# Mango Sherbet??? Hibiscus...



## Redfoot NERD (Jun 16, 2008)

This plant so far this year has been blooming.. what I call 'Orange Sherbet'?







Then this morning I noticed 2 blooms.. new colors..











What a flavor.. huh?

nerd


----------



## Josh (Jun 16, 2008)

they look refreshing and soft enough to eat. too bad im not one of your RFs!


----------



## Crazy1 (Jun 16, 2008)

They are beautiful double blooms. Intersting that the color changed. I wonder if it is in the nutrients like Hydrenga change color if more (I think) lime is added. Josh is right they do look refreshing.
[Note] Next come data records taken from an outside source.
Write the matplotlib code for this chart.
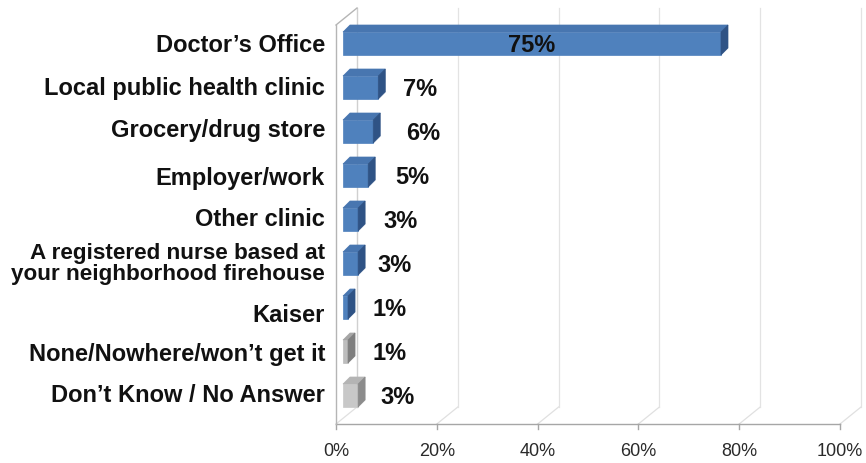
import matplotlib.pyplot as plt
from matplotlib.patches import Polygon

categories = [
    "Doctor’s Office",
    "Local public health clinic",
    "Grocery/drug store",
    "Employer/work",
    "Other clinic",
    "A registered nurse based at\nyour neighborhood firehouse",
    "Kaiser",
    "None/Nowhere/won’t get it",
    "Don’t Know / No Answer",
]
values = [75, 7, 6, 5, 3, 3, 1, 1, 3]
bar_kind = ["blue", "blue", "blue", "blue", "blue", "blue", "blue", "grey_dark", "grey"]
tick_values = [0, 20, 40, 60, 80, 100]
tick_labels = ["0%", "20%", "40%", "60%", "80%", "100%"]

# face colours: (front, top, side)
palette = {
    "blue": ("#4f81bd", "#4876b0", "#2f5385"),
    "grey_dark": ("#bdbdbd", "#a6a6a6", "#7f7f7f"),
    "grey": ("#c8c8c8", "#b4b4b4", "#8c8c8c"),
}

# small pixel nudges for the category names and value labels
cat_nudge_y = [0, 0, -3, 1, -2, -1, 7, 2, -1]
val_nudge_x = [0, 0, 8, 2, 0, -6, 0, 0, -3]

W, H = 866, 463
PX_X = 5.04          # pixels per percent
PX_Y = 44.0          # pixels per category row
X0 = 336             # 0% on the front floor edge
Y0 = 43.5            # centre of first row


def px_x(p):
    return p / PX_X


def px_y(p):
    return p / PX_Y


fig = plt.figure(figsize=(W / 100, H / 100), dpi=100)
ax = fig.add_axes([0, 0, 1, 1])
ax.set_xlim(-X0 / PX_X, (W - X0) / PX_X)
ax.set_ylim((H - Y0) / PX_Y, -Y0 / PX_Y)
ax.axis("off")

font = "Liberation Sans"

# walls, floor and gridlines
floor_y = px_y(424 - Y0)
depth_x, depth_y = px_x(21), px_y(-17)
top_back = px_y(8 - Y0)
top_front = px_y(25 - Y0)

for t in tick_values:
    ax.plot([t, t + depth_x], [floor_y, floor_y + depth_y], color="#e0e0e0", lw=0.9, zorder=1)
    ax.plot([t + depth_x, t + depth_x], [floor_y + depth_y, top_back], color="#e3e3e3", lw=0.9, zorder=1)
    ax.plot([t, t], [floor_y, floor_y + px_y(5)], color="#a6a6a6", lw=1.0, zorder=2)

ax.plot([0, 100], [floor_y, floor_y], color="#a6a6a6", lw=1.0, zorder=2)
ax.plot([0, 0], [floor_y, top_front], color="#b5b5b5", lw=1.0, zorder=2)
ax.plot([0, depth_x], [top_front, top_back], color="#b5b5b5", lw=1.0, zorder=2)
ax.plot([depth_x, depth_x], [floor_y + depth_y, top_back], color="#d0d0d0", lw=0.9, zorder=1)

for t, lab in zip(tick_values, tick_labels):
    ax.text(t, px_y(451 - Y0), lab, ha="center", va="center",
            fontsize=13, color="#2a2a2a", family=font)

# bars as boxes: front face, top face, right face
shift = px_x(7)
half = px_y(11.5)
bdx, bdy = px_x(7), px_y(-7)

for i, (cat, v, kind) in enumerate(zip(categories, values, bar_kind)):
    front, top, side = palette[kind]
    x1, x2 = shift, shift + v
    y_top, y_bot = i - half, i + half
    ax.add_patch(Polygon([(x1, y_top), (x2, y_top), (x2, y_bot), (x1, y_bot)],
                         closed=True, fc=front, ec=front, lw=0.5, zorder=3))
    ax.add_patch(Polygon([(x1, y_top), (x1 + bdx, y_top + bdy), (x2 + bdx, y_top + bdy), (x2, y_top)],
                         closed=True, fc=top, ec=top, lw=0.5, zorder=3))
    ax.add_patch(Polygon([(x2, y_top), (x2 + bdx, y_top + bdy), (x2 + bdx, y_bot + bdy), (x2, y_bot)],
                         closed=True, fc=side, ec=side, lw=0.5, zorder=3))

    if v > 50:
        lx = shift + v / 2
    else:
        lx = shift + v + px_x(42 + val_nudge_x[i])
    ax.text(lx, i + px_y(2), f"{v}%", ha="center", va="center",
            fontsize=17, fontweight="bold", color="#111111", family=font, zorder=4)

    size = 16.2 if "\n" in cat else 17
    ax.text(px_x(-11), i + px_y(1.5 + cat_nudge_y[i]), cat, ha="right", va="center",
            fontsize=size, fontweight="bold", color="#111111", family=font,
            linespacing=1.05)

fig.savefig("out.png", dpi=100)
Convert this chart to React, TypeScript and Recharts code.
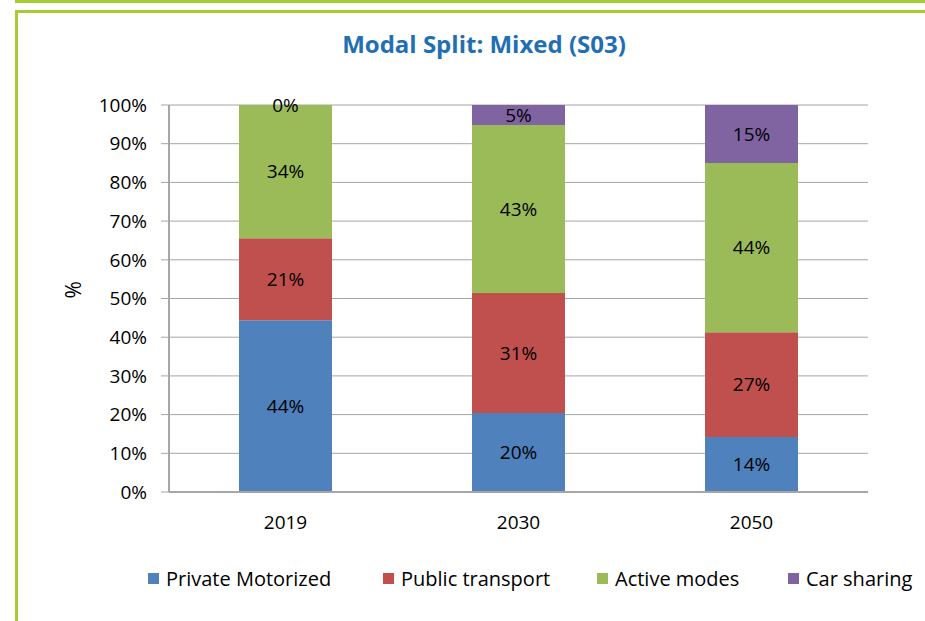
import { BarChart, Bar, XAxis, YAxis, CartesianGrid, LabelList, Label } from 'recharts'

const years = ['2019', '2030', '2050']
const privateMotorized = [44.4, 20.4, 14.2]
const publicTransport = [21.2, 31.0, 27.1]
const activeModes = [34.4, 43.4, 43.7]
const carSharing = [0, 5.2, 15.0]
const yTicks = [0, 10, 20, 30, 40, 50, 60, 70, 80, 90, 100]

const series = [
  { key: 'private', name: 'Private Motorized', color: '#4F81BD' },
  { key: 'public', name: 'Public transport', color: '#C0504D' },
  { key: 'active', name: 'Active modes', color: '#9BBB59' },
  { key: 'car', name: 'Car sharing', color: '#8064A2' },
]

const data = years.map((year, i) => ({
  year,
  private: privateMotorized[i],
  public: publicTransport[i],
  active: activeModes[i],
  car: carSharing[i],
}))

const font = '"Open Sans", sans-serif'
const borderGreen = '#A5CD32'
const legendLeft = [148, 383, 597, 788]

export default function App() {
  return (
    <div style={{ position: 'absolute', left: 0, top: 0, width: 925, height: 621, overflow: 'hidden', background: '#fff' }}>
      <div style={{ position: 'absolute', left: 15, top: -10, width: 1000, height: 10, borderBottom: `3px solid ${borderGreen}`, borderLeft: `3px solid ${borderGreen}` }} />
      <div style={{ position: 'absolute', left: 15, top: 10, width: 1000, height: 700, border: `3px solid ${borderGreen}` }} />
      <div style={{ position: 'absolute', left: 0, top: 27, width: 968, textAlign: 'center', fontFamily: font, fontWeight: 700, fontSize: 24, color: '#1F6FB5' }}>
        Modal Split: Mixed (S03)
      </div>
      <div style={{ position: 'absolute', left: 0, top: 0 }}>
        <BarChart width={925} height={621} data={data} margin={{ top: 105, right: 57, left: 0, bottom: 89 }}>
          <CartesianGrid vertical={false} stroke="#A6A6A6" strokeWidth={1} />
          <XAxis
            dataKey="year"
            height={40}
            tickLine={false}
            axisLine={{ stroke: '#A6A6A6', strokeWidth: 2 }}
            tick={{ fill: '#000', fontSize: 19, fontFamily: font }}
            tickMargin={18}
          />
          <YAxis
            width={169}
            domain={[0, 100]}
            allowDataOverflow
            ticks={yTicks}
            interval={0}
            tickFormatter={(v: number) => `${v}%`}
            tickSize={8}
            tickMargin={14}
            tickLine={{ stroke: '#A6A6A6' }}
            axisLine={{ stroke: '#A6A6A6', strokeWidth: 2 }}
            tick={{ fill: '#000', fontSize: 19, fontFamily: font }}
          >
            <Label value="%" angle={-90} position="insideLeft" offset={74} style={{ fill: '#000', fontSize: 21, fontFamily: font }} />
          </YAxis>
          {series.map((s) => (
            <Bar
              key={s.key}
              dataKey={s.key}
              name={s.name}
              stackId="a"
              fill={s.color}
              barSize={93}
              minPointSize={0.01}
              isAnimationActive={false}
            >
              <LabelList
                dataKey={s.key}
                position="center"
                formatter={(v: number) => `${Math.round(v)}%`}
                style={{ fill: '#000', fontSize: 19, fontFamily: font }}
              />
            </Bar>
          ))}
        </BarChart>
      </div>
      {series.map((s, i) => (
        <div key={s.key} style={{ position: 'absolute', left: legendLeft[i], top: 565, display: 'flex', alignItems: 'center', fontFamily: font, fontSize: 20, color: '#000', whiteSpace: 'nowrap' }}>
          <span style={{ width: 11, height: 11, background: s.color, display: 'inline-block', marginRight: 7 }} />
          <span>{s.name}</span>
        </div>
      ))}
    </div>
  )
}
Heck Terry I'm not one of your RF but I'd eat them.  I know it sounds silly but I have at least tasted a lot of the plants my shelled kids eat.


----------



## Chucky (Jun 16, 2008)

Ahhhh, it's Banana Daquiri


----------



## Redfoot NERD (Jun 16, 2008)

From the looks of the 'buds'.. the old "2 different colors" on the same plant!

nerd


----------



## Redfoot NERD (Jun 16, 2008)

josh said:


> they look refreshing and soft enough to eat. too bad im not one of your RFs!



YEAH!.. that's it Josh..

"refreshing" - like a pastel..

nerd


----------



## Crazy1 (Jun 16, 2008)

Wow Terry, lucky you two for the price of one.


----------



## Isa (Jun 16, 2008)

Very nice Pics Terry

I really like the color. It is like the color of a sunshine 

Isa


----------



## Jacqui (Jun 16, 2008)

Crazy1 said:


> I know it sounds silly but I have at least tasted a lot of the plants my shelled kids eat.



Robyn, nice to know I am not the only one who tries stuff every so often.


----------